Homelessness Across America

Honolulu Women Finds New Kitchen to Continue Meals

Honolulu-After faithfully spending every Saturday over the past 19 years feeding the homeless of downtown Honolulu, paying for much of the food with her own money, Sharon Black was ordered to stop.

Last month, after discovering that she did not have a state health permit, The Department of health ordered Black to stop feeding the homeless or face a $1,000 fine. Since 1988, she had used the kitchen at the institute for Human Services but the homeless shelter told her she would have to find another location to prepare her meals.

All Black needed was a Health Department approved kitchen willing to let her prepare meals each week. Entering the picture was longtime friend Penny Vance owner of a small snack bar who cooked all the rice for Black’s annual Thanksgiving feasts for the local needy.

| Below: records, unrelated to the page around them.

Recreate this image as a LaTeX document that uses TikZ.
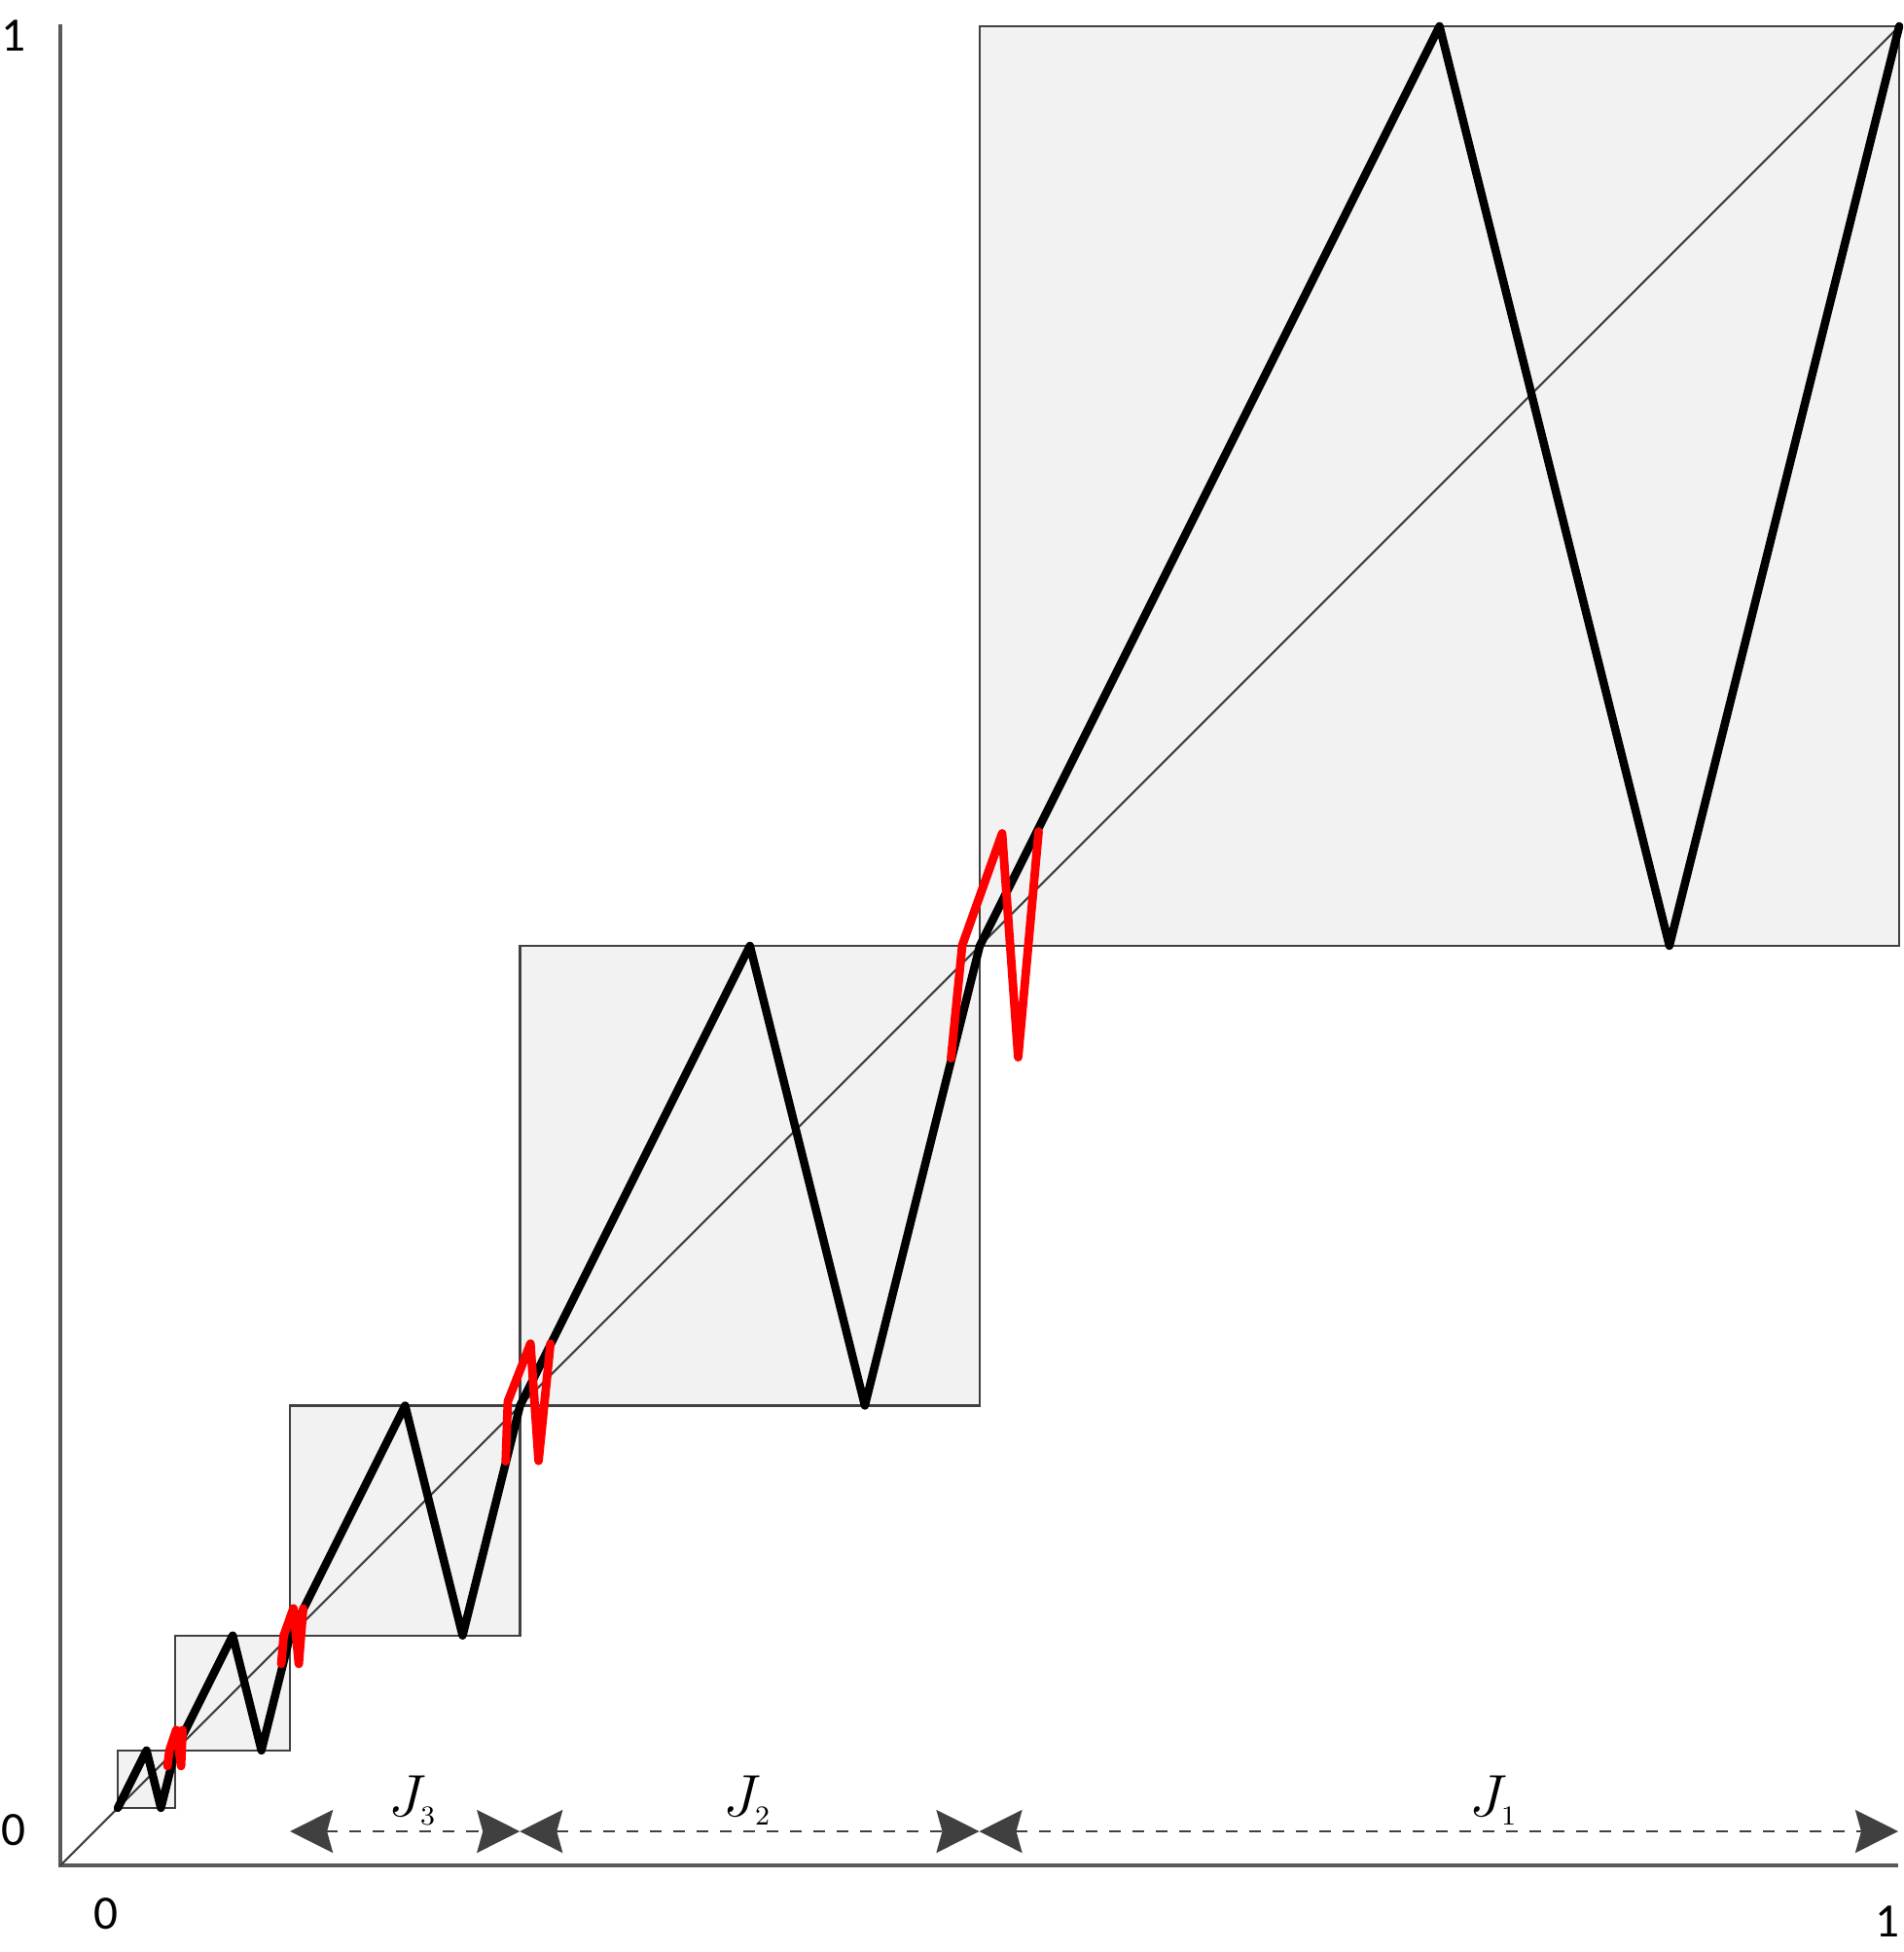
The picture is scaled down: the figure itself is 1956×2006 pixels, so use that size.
\documentclass[tikz,border=0pt]{standalone}
\usepackage{fontspec}
\setmainfont{Carlito}
\usetikzlibrary{arrows.meta}
\definecolor{boxfill}{HTML}{F2F2F2}
\definecolor{linegray}{HTML}{595959}
\definecolor{arrowgray}{HTML}{404040}
\tikzset{
  axisline/.style={draw=linegray, line width=0.9pt},
  boxsq/.style={fill=boxfill, draw=arrowgray, line width=0.6pt},
  diag/.style={draw=arrowgray, line width=0.6pt},
  mapline/.style={draw=black, line width=2.4pt, line join=round, line cap=round},
  redpert/.style={draw=red, line width=2.5pt, line join=round, line cap=round},
  ticklabel/.style={font=\fontsize{14pt}{16pt}\selectfont, inner sep=0pt},
  jlabel/.style={font=\fontsize{17pt}{20pt}\selectfont, inner sep=0pt},
  interval/.style={draw=arrowgray, line width=0.75pt, dash pattern=on 0.12cm off 0.12cm,
    {Stealth[length=0.44cm,width=0.44cm,inset=0.06cm]}-{Stealth[length=0.44cm,width=0.44cm,inset=0.06cm]}}
}
\begin{document}
\begin{tikzpicture}[x=0.01cm,y=-0.01cm]
\useasboundingbox (0,0) rectangle (1956,2006);
% coordinates of the frame
\coordinate (orig) at (62,1917);
\coordinate (ytop) at (62,25);
\coordinate (xend) at (1951,1917);
\coordinate (tr) at (1951,28);
% boxes J_k, in unit coordinates
\begin{scope}[shift={(62,1917)}, x=18.89cm, y=18.89cm]
  \path[boxsq] (1/32,1/32) rectangle (1/16,1/16);
  \path[boxsq] (1/16,1/16) rectangle (1/8,1/8);
  \path[boxsq] (1/8,1/8) rectangle (1/4,1/4);
  \path[boxsq] (1/4,1/4) rectangle (1/2,1/2);
  \path[boxsq] (1/2,1/2) rectangle (1,1);
\end{scope}
% axes and diagonal
\draw[axisline] (ytop) -- (orig) -- (xend);
\draw[diag] (orig) -- (tr);
% the map
\begin{scope}[shift={(62,1917)}, x=18.89cm, y=18.89cm]
  \draw[mapline] (0.03125,0.03125) -- (0.046875,0.0625) -- (0.0546875,0.03125) -- (0.0625,0.0625)
    -- (0.09375,0.125) -- (0.109375,0.0625) -- (0.125,0.125)
    -- (0.1875,0.25) -- (0.21875,0.125) -- (0.25,0.25)
    -- (0.375,0.5) -- (0.4375,0.25) -- (0.5,0.5)
    -- (0.75,1) -- (0.875,0.5) -- (1,1);
\end{scope}
% red perturbations near the corners
\draw[redpert, shift={(1006.5,972.5)}] (-29,115) -- (-17.5,-1) -- (23.5,-116) -- (40,114) -- (61,-118);
\draw[redpert, shift={(534.25,1444.75)}] (-14.5,57) -- (-12.3,-4.5) -- (11,-64) -- (19.3,56.5) -- (31.5,-64);
\draw[redpert, shift={(298.1,1680.9)}] (-9,29) -- (-6.5,0) -- (3.5,-28) -- (9,29) -- (13.5,-28);
\draw[redpert, shift={(180.1,1798.9)}] (-8,16) -- (-6,0) -- (1,-21) -- (6,16) -- (7.5,-21);
% tick labels
\node[ticklabel] (y1) at (14,37) {1};
\node[ticklabel] (y0) at (14,1881) {0};
\node[ticklabel] (x0) at (109,1967) {0};
\node[ticklabel] (x1) at (1940,1975) {1};
% intervals
\coordinate (p3) at (298.1,1882);
\coordinate (p2) at (534.25,1882);
\coordinate (p1) at (1006.5,1882);
\coordinate (p0) at (1951,1882);
\draw[interval] (p3) -- (p2);
\draw[interval] (p2) -- (p1);
\draw[interval] (p1) -- (p0);
\node[jlabel] (lj3) at (424,1850) {$J_{\scriptscriptstyle 3}$};
\node[jlabel] (lj2) at (768,1850) {$J_{\scriptscriptstyle 2}$};
\node[jlabel] (lj1) at (1535,1850) {$J_{\scriptscriptstyle 1}$};
\end{tikzpicture}
\end{document}
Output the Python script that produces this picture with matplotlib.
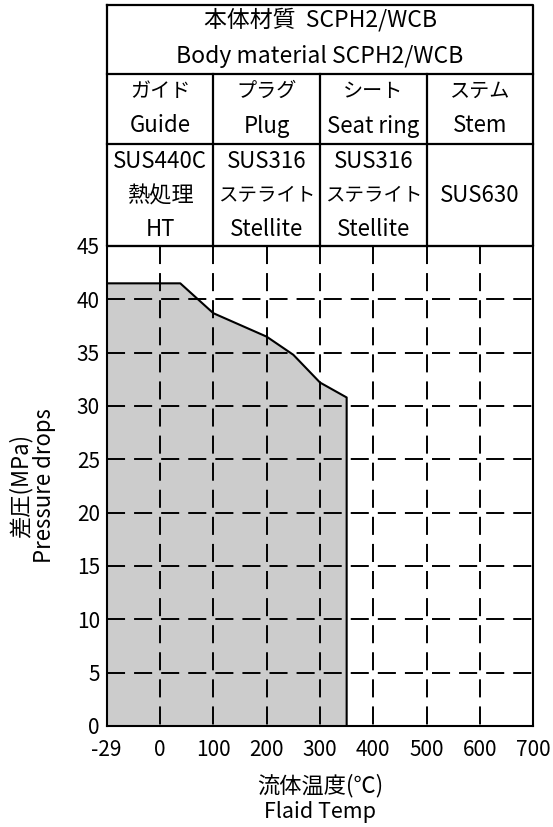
import matplotlib
matplotlib.use("Agg")
import matplotlib.pyplot as plt
import numpy as np

plt.rcParams['font.family'] = ['Noto Sans CJK JP', 'DejaVu Sans']
plt.rcParams['lines.scale_dashes'] = False

# temperature axis (uneven: -29 to 0 gets one full step)
temp_ticks = [-29, 0, 100, 200, 300, 400, 500, 600, 700]
temp_pos = [0, 1, 2, 3, 4, 5, 6, 7, 8]
press_ticks = [0, 5, 10, 15, 20, 25, 30, 35, 40, 45]

# usable range outline (°C, MPa)
curve_temp = [-29, 38, 100, 200, 250, 300, 350, 350]
curve_press = [41.5, 41.5, 38.7, 36.5, 34.8, 32.2, 30.8, 0]

# material table
body_jp = "本体材質  SCPH2/WCB"
body_en = "Body material SCPH2/WCB"
part_jp = ["ガイド", "プラグ", "シート", "ステム"]
part_en = ["Guide", "Plug", "Seat ring", "Stem"]
material = [["SUS440C", "熱処理", "HT"],
            ["SUS316", "ステライト", "Stellite"],
            ["SUS316", "ステライト", "Stellite"],
            ["", "SUS630", ""]]


def fwd(t):
    return np.interp(t, temp_ticks, temp_pos)


def inv(p):
    return np.interp(p, temp_pos, temp_ticks)


def text_size(s):
    # katakana is narrower in the original (proportional gothic)
    if any('\u30a0' <= ch <= '\u30ff' for ch in s):
        return 14.5 if len(s) <= 3 else 14
    return 16


W, H = 553, 827
fig = plt.figure(figsize=(W / 100, H / 100), dpi=100)

# axes box in pixels
x0, x1 = 106.7, 533.3
y_top, y_bot = 246, 726
ax = fig.add_axes([x0 / W, 1 - y_bot / H, (x1 - x0) / W, (y_bot - y_top) / H])
ax.set_xscale('function', functions=(fwd, inv))
ax.set_xlim(-29, 700)
ax.set_ylim(0, 45)

xs = list(curve_temp) + [-29]
ys = list(curve_press) + [0]
ax.fill(xs, ys, facecolor='#cccccc', edgecolor='none', zorder=1)
ax.plot(curve_temp, curve_press, color='black', lw=1.5, zorder=3)

dash = (0, (13, 6.5))
for t in temp_ticks[1:-1]:
    ax.plot([t, t], [45, 0], color='black', lw=1.4, linestyle=dash, zorder=2)
for p in press_ticks[1:-1]:
    ax.plot([-29, 700], [p, p], color='black', lw=1.4, linestyle=dash, zorder=2)

ax.set_xticks(temp_ticks)
ax.set_xticklabels([str(t) for t in temp_ticks])
ax.set_yticks(press_ticks)
ax.minorticks_off()
ax.tick_params(length=0, labelsize=15)
ax.tick_params(axis='x', pad=9)
ax.tick_params(axis='y', pad=5)
for s in ax.spines.values():
    s.set_linewidth(1.5)

# axis titles (two lines each)
fig.text(21 / W, 1 - 486 / H, "差圧(MPa)", rotation=90, ha='center', va='center', fontsize=16)
fig.text(45 / W, 1 - 486 / H, "Pressure drops", rotation=90, ha='center', va='center', fontsize=16)
fig.text(320 / W, 1 - 786 / H, "流体温度(℃)", ha='center', va='center', fontsize=16)
fig.text(320 / W, 1 - 812 / H, "Flaid Temp", ha='center', va='center', fontsize=15.5)

# material table above the chart
tab = fig.add_axes([x0 / W, 1 - y_top / H, (x1 - x0) / W, (y_top - 5) / H])
tab.set_xlim(0, 4)
tab.set_ylim(y_top, 5)
tab.axis('off')
lw = 1.6
tab.plot([0, 4, 4, 0, 0], [5, 5, y_top, y_top, 5], color='black', lw=lw, clip_on=False)
tab.plot([0, 4], [74, 74], color='black', lw=lw, clip_on=False)
tab.plot([0, 4], [144, 144], color='black', lw=lw, clip_on=False)
for c in [1, 2, 3]:
    tab.plot([c, c], [74, y_top], color='black', lw=lw, clip_on=False)

fs = 16.5
tab.text(2, 20, body_jp, ha='center', va='center', fontsize=fs)
tab.text(2, 57, body_en, ha='center', va='center', fontsize=fs)
for i in range(4):
    tab.text(i + 0.5, 91, part_jp[i], ha='center', va='center', fontsize=text_size(part_jp[i]))
    tab.text(i + 0.5, 126, part_en[i], ha='center', va='center', fontsize=16)
    for j, yy in enumerate([161, 196, 229]):
        txt = material[i][j]
        tab.text(i + 0.5, yy, txt, ha='center', va='center', fontsize=text_size(txt))

fig.savefig("out.png", dpi=100)
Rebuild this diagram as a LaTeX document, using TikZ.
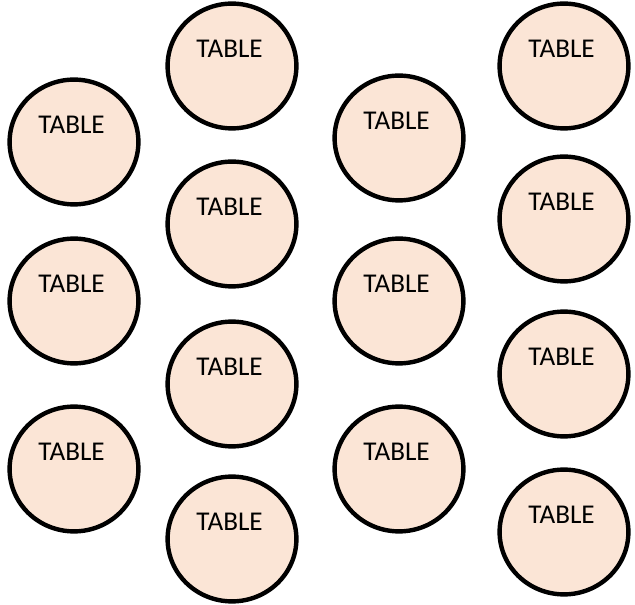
\documentclass[tikz,border=0pt]{standalone}
\usepackage{fontspec}
\setmainfont{Carlito}
\usepackage{xcolor}
\usepackage{tikz}
\usetikzlibrary{shapes.geometric}
\definecolor{tablefill}{RGB}{251,229,214}

\begin{document}
\begin{tikzpicture}[x=0.25mm, y=0.25mm,
		tbl/.style={ellipse, draw=black, line width=1.1mm, fill=tablefill,
			minimum width=32.2mm, minimum height=31.2mm, inner sep=0pt,
			label={[font=\fontsize{19.3}{23}\selectfont, xshift=-0.6mm, yshift=4.4mm]center:TABLE}}]
		\useasboundingbox (0,0) rectangle (635,605);
		
		% Column 1
		\node[tbl] (t1) at (74,463) {};
		\node[tbl] (t2) at (74,304) {};
		\node[tbl] (t3) at (74,136) {};
		
		% Column 2
		\node[tbl] (t4) at (232,539) {};
		\node[tbl] (t5) at (232,381) {};
		\node[tbl] (t6) at (232,221) {};
		\node[tbl] (t7) at (232,66) {};
		
		% Column 3
		\node[tbl] (t8) at (399,467) {};
		\node[tbl] (t9) at (399,304) {};
		\node[tbl] (t10) at (399,136) {};
		
		% Column 4
		\node[tbl] (t11) at (564,539) {};
		\node[tbl] (t12) at (564,386) {};
		\node[tbl] (t13) at (564,231) {};
		\node[tbl] (t14) at (564,73) {};
	\end{tikzpicture}
\end{document}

Vance told her desperate friend that she is welcome to use her kitchen at any time.

Now, with permit in hand, Sharon Black continues to serve meals to the homeless at Chinatown Gateway Park without fear of being fined.

Louisiana Restaurateur Raises Money, Feeds Those in Need

East Austin, TX- Lola Stevens has a history of helping the homeless and others in need. The owner of Nubian Queen Lola’s Cajun Soul Food and Barbeque on Rosewood Avenue in East Austin opens her restaurant on Sundays to 20 to 40 homeless people and feeds the group for free.

Every day she also cooks and delivers low-cost lunches for 40 children at San Juan Diego Catholic High School in South Austin. The school does not have a cafeteria.

Once homeless herself, the Louisiana native has helped raise thousands of dollars for Hurricane Katrina survivors by hosting two concerts at her restaurant featuring musicians evacuated from New Orleans.

Young Volunteer Reaches Out to Homeless Vets

Phoenix- As a high school student Brad Bridwell enlisted the aid of friends and started an outreach program making bag lunches to give to the homeless. Not only were he and his friends providing nutritious meals but they also included information about available program.

Taking his interest to college, Bridwell graduated magna cum laude from Arizona State University with a bachelor’s degree in social work learned Spanish and became a certified grant writer.

Now, at the age of 26, he is the site director responsible for supervision, implementation and development of veteran residential employment programs for three regional offices of U.S Vets, a national organization that offers support for homeless veterans.

Utilizing a staff of more than 30 and an additional 40 AmeriCorps Volunteers, Bridwell is responsible for three facilities with a bed capacity of 343. In Phoenix, he runs a 67-bed facility called Victory House, a place where homeless veterans go for counseling, to gain work experience and live in a secure environment until they are ready to go it alone.

For more information about U.S. Vets, log onto www.usvetsinc.org

San Francisco Coalition on Homelessness Scores Victory

The Coalition on Homelessness, along with the help of several community based organizations successfully passed a new law to help poor people.

The Single Standard of Care legislation, which mandated mental health treatment parity, was passed unanimously by the Board of Supervisors. As a result 1,700 poor people have now regained their mental health treatment eligibility, and San Francisco is forbidden from withholding their treatment simply because they have no insurance.

The Coalition had been pushing the Department of Public Health to broaden its mental health criteria, at that time dubbed “Cluster Criteria,” according to San Francisco’s Street Sheet. Such criteria were so strict that people were sent to Psychiatric Emergency after repeated denials of preventative care by the City.

Medical regulations were put in place by the state to force San Francisco to adopt broader criteria, at which time the Coalition and other groups stepped forward to demand the same criteria by used for medically indigent or uninsured individuals.   

Florida Homeless Going Back to School

BROWARD COUNTY, FLA. - GED programs will be introduced by county staff to the Broward County Commission as part of the 10- year master plan to deal with homeless prevention, street outreach, housing ideas and time limits spent in shelters.

Encouraging programs like the GED is part of the goal to improve education, job readiness and job training for the homeless.

According to a census taken in January, there are more than 3,000 homeless people in Broward County in shelters and on the streets.